Dual Root Configuration
How it works: In a Dual Root setup, the GPUs are distributed between two CPUs. Each CPU connects to its assigned GPUs through its own PLX switch. This configuration allows for more balanced distribution of computational resources and enables simultaneous transactions on both CPU-GPU pathways.
The Dual Root architecture creates two separate PCIe root complexes, one for each CPU-GPU group. This design can offer better performance for workloads that require frequent CPU-GPU interaction, as it provides more efficient CPU-memory to GPU-memory performance pathways. The distribution of GPUs between CPUs can be flexible based on specific workload requirements.
In some high-performance computing deployments, dual-root systems may include two Infiniband cards, one attached to each CPU. This configuration helps mitigate potential performance impacts and ensures balanced communication across the system, especially in scenarios where data needs to be shared efficiently between the two CPUs.
Key features:
- GPUs are split between two PCIe root complexes.
- Each CPU manages its own set of GPUs.
- More complex BIOS and OS configuration.
- Better performance for balanced CPU-GPU workloads.
- Allows simultaneous transactions on both buses.
- Ideal for AI training and complex simulations.
Best for:
- Workloads benefiting from reduced PCIe contention.
- Applications requiring balanced CPU and GPU resources.
- Scenarios where data needs to be shared efficiently between two CPUs.
- AI/ML training environments.
- Complex scientific simulations.
- Multi-user environments requiring dedicated CPU-GPU pairings.
Direct Attached Configuration
As an alternative to Single and Dual Root setups, some systems use a Direct Attached configuration. In this arrangement, each CPU has direct PCIe access to up to four full-size GPUs, eliminating the need for PLX switches. This allows for up to eight GPUs in a dual-CPU system. Direct Attached setups can reduce latencies between CPUs and GPUs, which is beneficial in HPC applications where minimizing latency is crucial. However, this configuration typically supports fewer total GPUs compared to setups using PLX switches.
Key features of Direct Attached:
- No PLX switch used.
- Up to 4 GPUs directly connected to each CPU.
- Lower latency between CPU and GPU.
- Typically limited to 8 GPUs in a dual-CPU system.
Conclusion
Choosing between Single Root and Dual Root GPU server configurations depends on specific workload requirements, power constraints, and performance needs.

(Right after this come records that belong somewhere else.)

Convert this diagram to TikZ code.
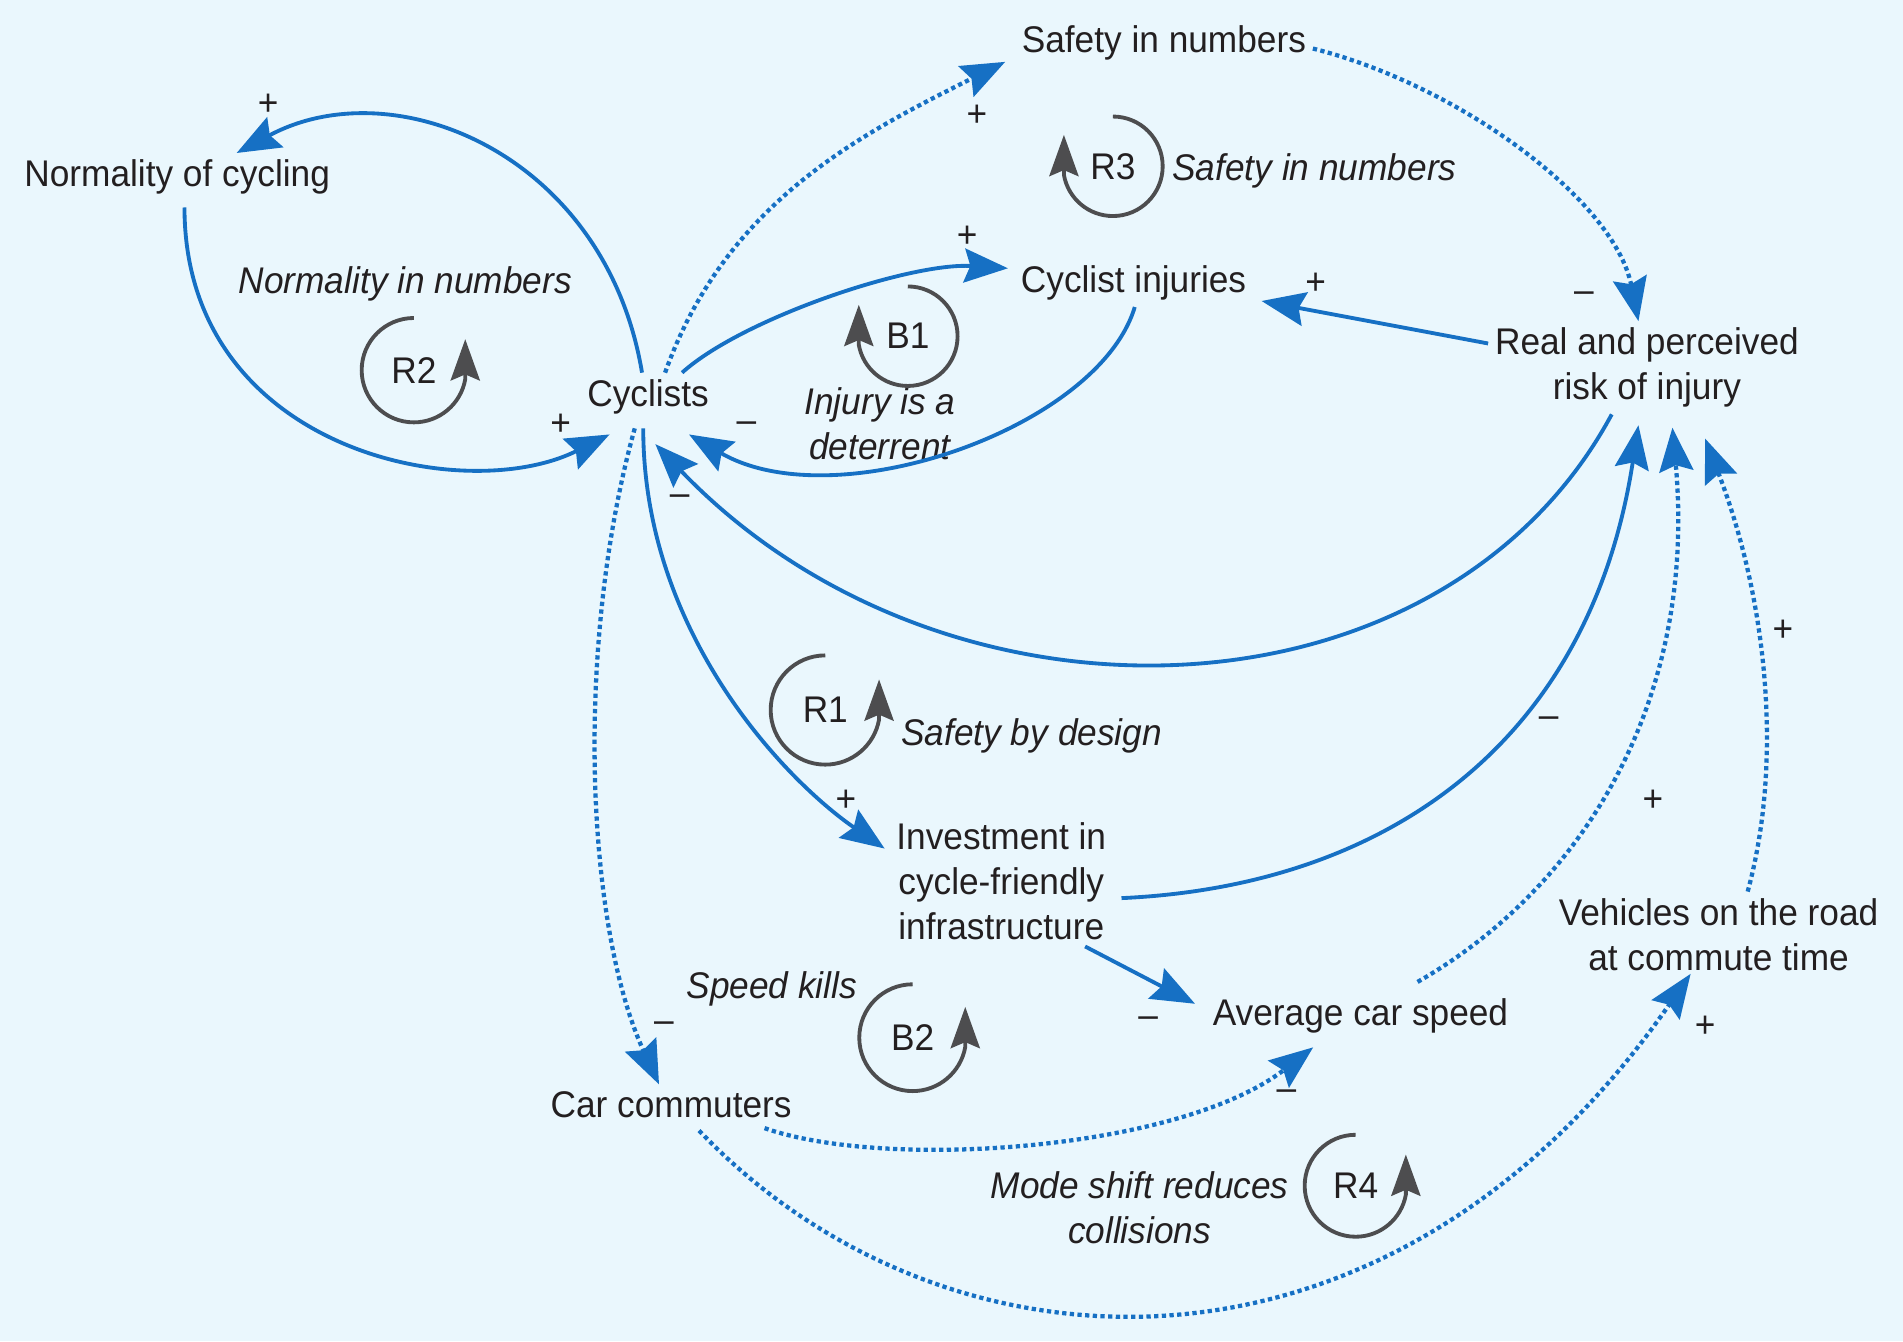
\documentclass[tikz,border=0pt]{standalone}
\usepackage{fontspec}
\setmainfont[FakeStretch=0.95]{Liberation Sans}
\usepackage{xcolor}
\usepackage{tikz}
\usetikzlibrary{arrows.meta}
\definecolor{cldblue}{RGB}{22, 112, 196}
\definecolor{cldgray}{RGB}{77, 77, 79}
\definecolor{cldtext}{RGB}{35, 31, 32}
\definecolor{cldback}{RGB}{234, 247, 253}

\begin{document}
\begin{tikzpicture}[x=1mm, y=1mm, font=\fontsize{8.7pt}{10.5pt}\selectfont,
            var/.style={inner sep=0.5mm, text=cldtext, align=center},
            loopname/.style={inner sep=0pt, text=cldtext, font=\fontsize{8.7pt}{10.5pt}\selectfont\itshape, align=center},
            loopid/.style={inner sep=0pt, text=cldtext},
            pol/.style={inner sep=0pt, text=cldtext},
            link/.style={draw=cldblue, line width=0.9pt, -{Stealth[length=3.6mm, width=2.8mm, inset=0.5mm]}},
            dotlink/.style={link, line width=1pt, dash pattern=on 1pt off 0.8pt},
            loopmark/.style={draw=cldgray, line width=0.9pt, -{Stealth[length=3.4mm, width=2.4mm, inset=0.5mm]}}]
            \path[use as bounding box, fill=cldback] (0,0) rectangle (156.8,-110.5);

            % Main components
            \node[var] (normality) at (14.6,-14.6) {Normality of cycling};
            \node[var] (safety) at (95.9,-3.5) {Safety in numbers};
            \node[var] (injuries) at (93.4,-23.3) {Cyclist injuries};
            \node[var] (risk) at (135.7,-30.3) {Real and perceived\\risk of injury};
            \node[var] (cyclists) at (53.4,-32.7) {Cyclists};
            \node[var] (invest) at (82.5,-72.6) {Investment in\\cycle-friendly\\infrastructure};
            \node[var] (avg) at (112.1,-83.7) {Average car speed};
            \node[var] (vehicles) at (141.6,-77.0) {Vehicles on the road\\at commute time};
            \node[var] (car) at (55.3,-91.0) {Car commuters};

            % Loop names
            \node[loopname] (nnum) at (33.4,-23.4) {Normality in numbers};
            \node[loopname] (snum) at (108.3,-14.1) {Safety in numbers};
            \node[loopname] (deter) at (72.5,-34.9) {Injury is a\\deterrent};
            \node[loopname] (design) at (85.0,-60.6) {Safety by design};
            \node[loopname] (kills) at (63.6,-81.5) {Speed kills};
            \node[loopname] (shift) at (93.9,-99.5) {Mode shift reduces\\collisions};

            % Loop markers
            \node[loopid] (r2) at (34.1,-30.5) {R2};
            \node[loopid] (b1) at (74.8,-27.7) {B1};
            \node[loopid] (r3) at (91.7,-13.7) {R3};
            \node[loopid] (r1) at (68.0,-58.5) {R1};
            \node[loopid] (b2) at (75.2,-85.5) {B2};
            \node[loopid] (r4) at (111.7,-97.7) {R4};
            \draw[loopmark] (r2.center) ++(90:4.3mm) arc[start angle=90, end angle=350, radius=4.3mm] -- ++(0,3.3);
            \draw[loopmark] (b1.center) ++(90:4.1mm) arc[start angle=90, end angle=-170, radius=4.1mm] -- ++(0,3.3);
            \draw[loopmark] (r3.center) ++(90:4.1mm) arc[start angle=90, end angle=-170, radius=4.1mm] -- ++(0,3.3);
            \draw[loopmark] (r1.center) ++(90:4.5mm) arc[start angle=90, end angle=350, radius=4.5mm] -- ++(0,3.3);
            \draw[loopmark] (b2.center) ++(90:4.4mm) arc[start angle=90, end angle=350, radius=4.4mm] -- ++(0,3.3);
            \draw[loopmark] (r4.center) ++(90:4.2mm) arc[start angle=90, end angle=350, radius=4.2mm] -- ++(0,3.3);

            % Connections
            \draw[link] ([xshift=-0.5mm]cyclists.north) .. controls +(-3,18) and +(13,7) .. ([xshift=4.9mm]normality.north);
            \draw[link] ([shift={(0.6,-0.5)}]normality.south) .. controls +(0,-20) and +(-12,-6) .. ([shift={(2.4,-1.1)}]cyclists.south west);
            \draw[dotlink] ([xshift=1.4mm]cyclists.north) .. controls +(5,14) and +(-12,-6) .. ([shift={(-0.8,0.4)}]safety.south west);
            \draw[link] ([xshift=2.8mm]cyclists.north) .. controls +(5,4.5) and +(-8,0.5) .. ([shift={(-0.5,-0.8)}]injuries.north west);
            \draw[link] ([xshift=0.1mm]injuries.south) .. controls +(-3,-10) and +(12,-7) .. ([shift={(-2.2,-1.1)}]cyclists.south east);
            \draw[link] ([yshift=2mm]risk.west) -- ([shift={(0.7,-1.5)}]injuries.east);
            \draw[dotlink] ([yshift=-0.5mm]safety.east) .. controls +(12,-3) and +(-2,10) .. ([xshift=-0.7mm]risk.north);
            \draw[link] ([xshift=-2.9mm]risk.south) .. controls +(-14,-26) and +(24,-25) .. ([shift={(0.6,-1.9)}]cyclists.south);
            \draw[link] ([shift={(-0.4,-0.6)}]cyclists.south) .. controls +(0,-17) and +(-8,5.5) .. ([shift={(-0.4,-2.7)}]invest.north west);
            \draw[link] ([shift={(0.7,-1.4)}]invest.east) .. controls +(22,1) and +(-4,-26) .. ([shift={(-0.7,-0.9)}]risk.south);
            \draw[link] ([xshift=-2.3mm]invest.south east) -- ([shift={(-0.9,-1)}]avg.north west);
            \draw[dotlink] ([shift={(4.7,0.8)}]avg.north) .. controls +(14,8) and +(2,-22) .. ([shift={(2.1,-1.1)}]risk.south);
            \draw[dotlink] ([xshift=2.4mm]vehicles.north) .. controls +(3,11) and +(5,-13) .. ([shift={(4.8,-2)}]risk.south);
            \draw[dotlink] ([shift={(-1.1,-0.6)}]cyclists.south) .. controls +(-5,-18) and +(-6,13) .. ([xshift=-1mm]car.north);
            \draw[dotlink] ([shift={(-2.8,-0.3)}]car.south east) .. controls +(10,-3.5) and +(-11,-8.5) .. ([shift={(-3.9,-0.6)}]avg.south);
            \draw[dotlink] ([shift={(2.3,-0.5)}]car.south) .. controls +(20,-21) and +(-25,-36) .. ([shift={(-2.3,0.3)}]vehicles.south);

            % Polarities
            \node[pol] (p1) at (22.1,-8.6) {+};
            \node[pol] (p2) at (46.2,-35.0) {+};
            \node[pol] (p3) at (80.5,-9.5) {+};
            \node[pol] (p4) at (79.7,-19.5) {+};
            \node[pol] (p5) at (108.4,-23.4) {+};
            \node[pol] (p6) at (130.5,-24.5) {–};
            \node[pol] (p7) at (61.5,-35.2) {–};
            \node[pol] (p8) at (56.0,-41.2) {–};
            \node[pol] (p9) at (69.7,-66.0) {+};
            \node[pol] (p10) at (127.6,-59.5) {–};
            \node[pol] (p11) at (136.2,-66.0) {+};
            \node[pol] (p12) at (146.9,-52.0) {+};
            \node[pol] (p13) at (54.7,-84.6) {–};
            \node[pol] (p14) at (94.6,-84.2) {–};
            \node[pol] (p15) at (106.0,-90.2) {–};
            \node[pol] (p16) at (140.5,-84.6) {+};
        \end{tikzpicture}
\end{document}
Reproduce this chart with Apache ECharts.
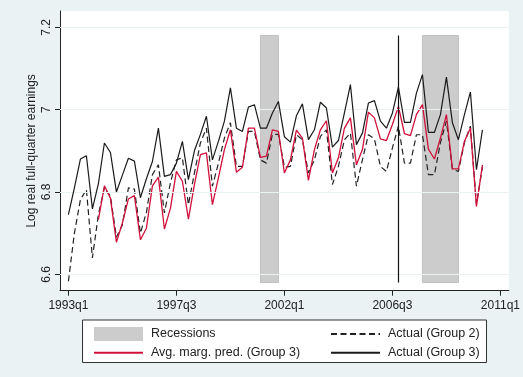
<!DOCTYPE html>
<html><head><meta charset="utf-8">
<script src="https://cdn.jsdelivr.net/npm/echarts@6/dist/echarts.min.js"></script>
<style>html,body{margin:0;padding:0;background:#eaf2f3}#c{width:523px;height:377px}</style>
</head><body><div id="c"></div>
<script>
// ---- data ----
const firstQuarter = '1993q1';
const xTickLabels = ['1993q1','1997q3','2002q1','2006q3','2011q1'];
const yTickValues = [6.6, 6.8, 7, 7.2];
const recessionStart = ['2001q1','2007q4'];
const recessionEnd = ['2001q4','2009q2'];
const recessionLow = 6.58, recessionHigh = 7.18;
const eventQuarter = '2006q4';
const actualGroup2 = [6.583,6.70,6.781,6.806,6.64,6.745,6.81,6.79,6.69,6.72,6.81,6.807,6.70,6.75,6.842,6.866,6.749,6.822,6.878,6.883,6.769,6.846,6.919,6.955,6.814,6.87,6.931,6.968,6.862,6.862,6.947,6.947,6.878,6.87,6.94,6.94,6.86,6.862,6.939,6.927,6.846,6.878,6.935,6.951,6.818,6.862,6.927,6.943,6.814,6.878,6.939,6.929,6.862,6.85,6.907,6.96,6.87,6.87,6.939,6.939,6.842,6.842,6.92,6.972,6.855,6.85,6.92,6.96,6.77,6.86];
const predGroup3 = [null,null,null,null,null,6.733,6.815,6.785,6.678,6.725,6.783,6.791,6.684,6.712,6.815,6.836,6.71,6.76,6.85,6.826,6.734,6.818,6.891,6.895,6.769,6.834,6.903,6.951,6.848,6.86,6.955,6.955,6.884,6.887,6.951,6.947,6.846,6.878,6.95,6.931,6.828,6.903,6.951,6.973,6.846,6.883,6.955,6.98,6.866,6.903,6.994,6.98,6.929,6.925,6.964,7.008,6.942,6.937,6.988,7.012,6.904,6.88,6.931,6.988,6.856,6.856,6.923,6.955,6.765,6.866];
const actualGroup3 = [6.745,6.81,6.88,6.888,6.759,6.82,6.919,6.896,6.80,6.841,6.882,6.875,6.786,6.832,6.874,6.955,6.838,6.842,6.87,6.923,6.83,6.90,6.94,6.984,6.878,6.923,6.972,7.053,6.955,6.947,7.006,7.012,6.955,6.955,6.992,7.02,6.934,6.921,6.985,7.014,6.927,6.951,7.018,7.004,6.909,6.925,6.992,7.061,6.915,6.943,7.016,7.022,6.972,6.955,6.992,7.055,6.969,6.969,7.04,7.085,6.945,6.945,6.988,7.079,6.968,6.927,6.988,7.043,6.854,6.951];

// ---- helpers ----
function qIndex(s){const y=+s.slice(0,4),q=+s.slice(5);const y0=+firstQuarter.slice(0,4),q0=+firstQuarter.slice(5);return (y-y0)*4+(q-q0);}
const xTickPos = xTickLabels.map(qIndex);
const toPairs = arr => arr.map((v,i)=>[i,v]);
const recData = recessionStart.map((s,k)=>[qIndex(s),qIndex(recessionEnd[k])]);
const ev = qIndex(eventQuarter);

const FONT = 'Liberation Sans, Arial, Helvetica, sans-serif';
const legendText = {fontSize:12.5,color:'#222',fontFamily:FONT,lineHeight:14,padding:[0,0,0,3]};
const chart = echarts.init(document.getElementById('c'));
chart.setOption({
  animation:false,
  backgroundColor:'#eaf2f3',
  textStyle:{fontFamily:FONT},
  grid:{left:60,right:14,top:11,bottom:86.3,show:true,backgroundColor:'#ffffff',borderWidth:0},
  xAxis:{type:'value',min:-1.4,max:73.4,
    axisLine:{show:true,onZero:false,lineStyle:{color:'#222',width:1}},
    axisTick:{show:true,length:5,customValues:xTickPos,lineStyle:{color:'#222'}},
    axisLabel:{show:true,customValues:xTickPos,margin:9,fontSize:12,color:'#222',fontFamily:FONT,
      formatter:v=>{const k=xTickPos.indexOf(Math.round(v));return k>=0?xTickLabels[k]:'';}},
    splitLine:{show:false}},
  yAxis:{type:'value',min:6.6-16.4/411.5,max:7.2+16.3/411.5,
    name:'Log real full-quarter earnings',nameLocation:'middle',nameGap:22,nameMoveOverlap:false,
    nameTextStyle:{fontSize:12,color:'#222',fontFamily:FONT},
    axisLine:{show:true,onZero:false,lineStyle:{color:'#222',width:1}},
    axisTick:{show:true,length:5,customValues:yTickValues,lineStyle:{color:'#222'}},
    axisLabel:{show:true,customValues:yTickValues,rotate:90,margin:7,fontSize:12,color:'#222',fontFamily:FONT,
      formatter:v=>String(Math.round(v*10)/10)},
    splitLine:{show:false}},
  legend:[
    {orient:'vertical',left:88,top:322,itemWidth:49,itemHeight:14,itemGap:4.7,textStyle:legendText,
     data:[{name:'Recessions',icon:'rect'},{name:'Avg. marg. pred. (Group 3)',itemStyle:{opacity:0}}],selectedMode:false},
    {orient:'vertical',left:325,top:322,itemWidth:49,itemHeight:14,itemGap:4.7,textStyle:legendText,
     data:[{name:'Actual (Group 2)',itemStyle:{opacity:0}},{name:'Actual (Group 3)',itemStyle:{opacity:0}}],selectedMode:false}
  ],
  graphic:[{type:'rect',z:-1,shape:{x:82.5,y:320,width:404,height:42.5},
    style:{fill:'#ffffff',stroke:'#333',lineWidth:1}}],
  series:[
    {type:'line',name:'grid',data:[],silent:true,z:1,
     markLine:{silent:true,symbol:'none',label:{show:false},
       lineStyle:{color:'#eaf2f3',width:1,type:'solid'},
       data:yTickValues.map(v=>({yAxis:v}))}},
    {type:'custom',name:'Recessions',z:2,silent:true,
     itemStyle:{color:'#cccccc'},
     data:recData,
     renderItem:(params,api)=>{
       const p0=api.coord([api.value(0),recessionHigh]);
       const p1=api.coord([api.value(1),recessionLow]);
       return {type:'rect',shape:{x:p0[0],y:p0[1],width:p1[0]-p0[0],height:p1[1]-p0[1]},
         style:{fill:'#cccccc',stroke:'#c0c0c0',lineWidth:1}};
     },
     encode:{x:[0,1]}},
    {type:'line',name:'Actual (Group 2)',data:toPairs(actualGroup2),showSymbol:false,symbol:'circle',z:3,
     lineStyle:{color:'#222',width:1.2,type:[6,3.5]},itemStyle:{color:'#222'}},
    {type:'line',name:'Avg. marg. pred. (Group 3)',data:toPairs(predGroup3),showSymbol:false,symbol:'circle',z:4,connectNulls:false,
     lineStyle:{color:'#d0103a',width:1.3},itemStyle:{color:'#d0103a'}},
    {type:'line',name:'Actual (Group 3)',data:toPairs(actualGroup3),showSymbol:false,symbol:'circle',z:5,
     lineStyle:{color:'#1a1a1a',width:1.2},itemStyle:{color:'#1a1a1a'},
     markLine:{silent:true,symbol:'none',label:{show:false},
       lineStyle:{color:'#111',width:1.2,type:'solid'},
       data:[[{coord:[ev,recessionLow]},{coord:[ev,recessionHigh]}]]}}
  ]
});
</script></body></html>
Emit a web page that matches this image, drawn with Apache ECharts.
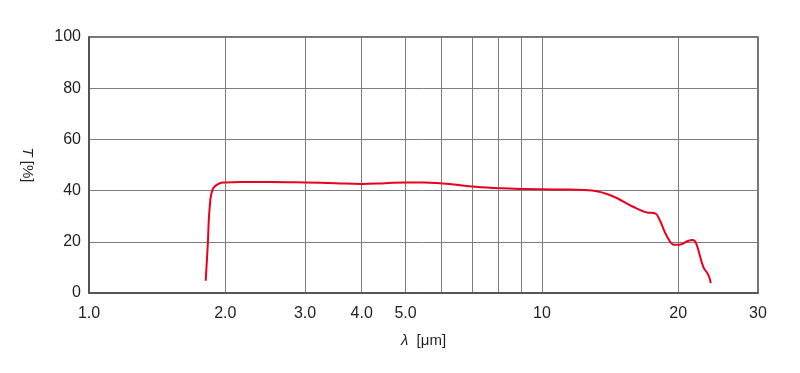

Single Root offers simplicity, power efficiency, and centralized GPU management for GPU-centric tasks. Dual Root provides enhanced performance and flexibility for applications requiring balanced CPU-GPU interaction, at the cost of higher power consumption.
When planning your GPU server infrastructure, carefully consider your current and future needs, as well as the specific requirements of your applications. It's also worth consulting with hardware vendors and benchmarking your specific workloads to determine the optimal configuration for your use case.
Remember that while Single Root and Dual Root are the most common configurations, Direct Attached setups can offer advantages in specific scenarios where low latency is crucial and fewer GPUs are needed.